As the examples of Blair and Ismael demonstrate, this is more than an abstract regulatory or policy challenge – it has a tangible impact on the health, well-being, and quality of life of patients and their loved ones. The impact is felt beyond the individuals and their families too. Delayed access to life-changing new medicines has possible implications for overall health care costs, economic productivity, and Canada’s ability to attract investment and much-needed labour talent.

There’s no denying that science and innovation play a critical role in overcoming serious disease and in enhancing our quality of life. But it requires hard work and significant investment. While patient access to a new drug can take nearly two years in Canada, the path from a drug’s discovery to clinical trials and regulatory approval takes much longer. For example, a new drug can take more than a decade and up to $2.6 billion to develop and then deliver to patients. Of the 5,000 to 10,000 compounds that are screened for their potential, only five will ultimately make it to the clinical trials phase.

Given the human, social, and economic cost of disease, the tremendous financial and intellectual effort required to develop new medicines, and the power of the innovation underpinning them to improve quality of life and help drive economic growth, we owe it to Canadians to do what is necessary to improve availability and access to new drugs.

To improve access for Canadians, governments should take a holistic view of delays across the entire approval process at both the federal and provincial level, as delays in any part of the process negate efficiencies gained elsewhere. For example, while pending improvements to Health Canada’s drug approval process are likely to be beneficial, their impact will be undermined by adverse Patented Medicine Prices Review Board (PMPRB) Guidelines changes, health technology assessment recommendations, and finally by prolonged drug negotiation and listing processes. Canadian governments need to work collaboratively with industry and other stakeholders to accelerate patient access to new medicines and vaccines.

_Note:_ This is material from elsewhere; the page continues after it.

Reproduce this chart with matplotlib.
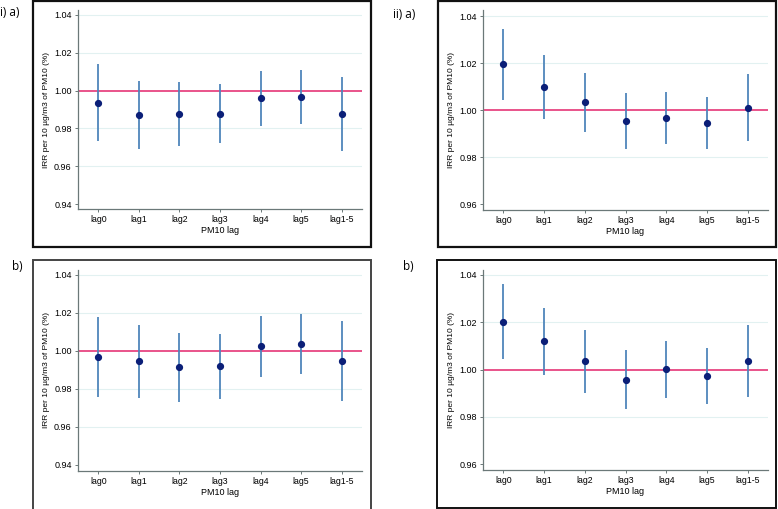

In Canada, it takes an average 732 days from the time a new medicine is approved by Health Canada to it being covered on a public plan. If we were able even to cut that time in half, it would bring us in line with the G7 average and peer OECD median. More important, though, is the tremendous impact it would have on the lives of patients like Blair and Ismael, and their families. Let’s commit to working together to ensure more Canadians enjoy the benefits access to these life-saving medicines offers, while doing more to support the innovation and investment in the pharmaceutical sector that fuels their discovery.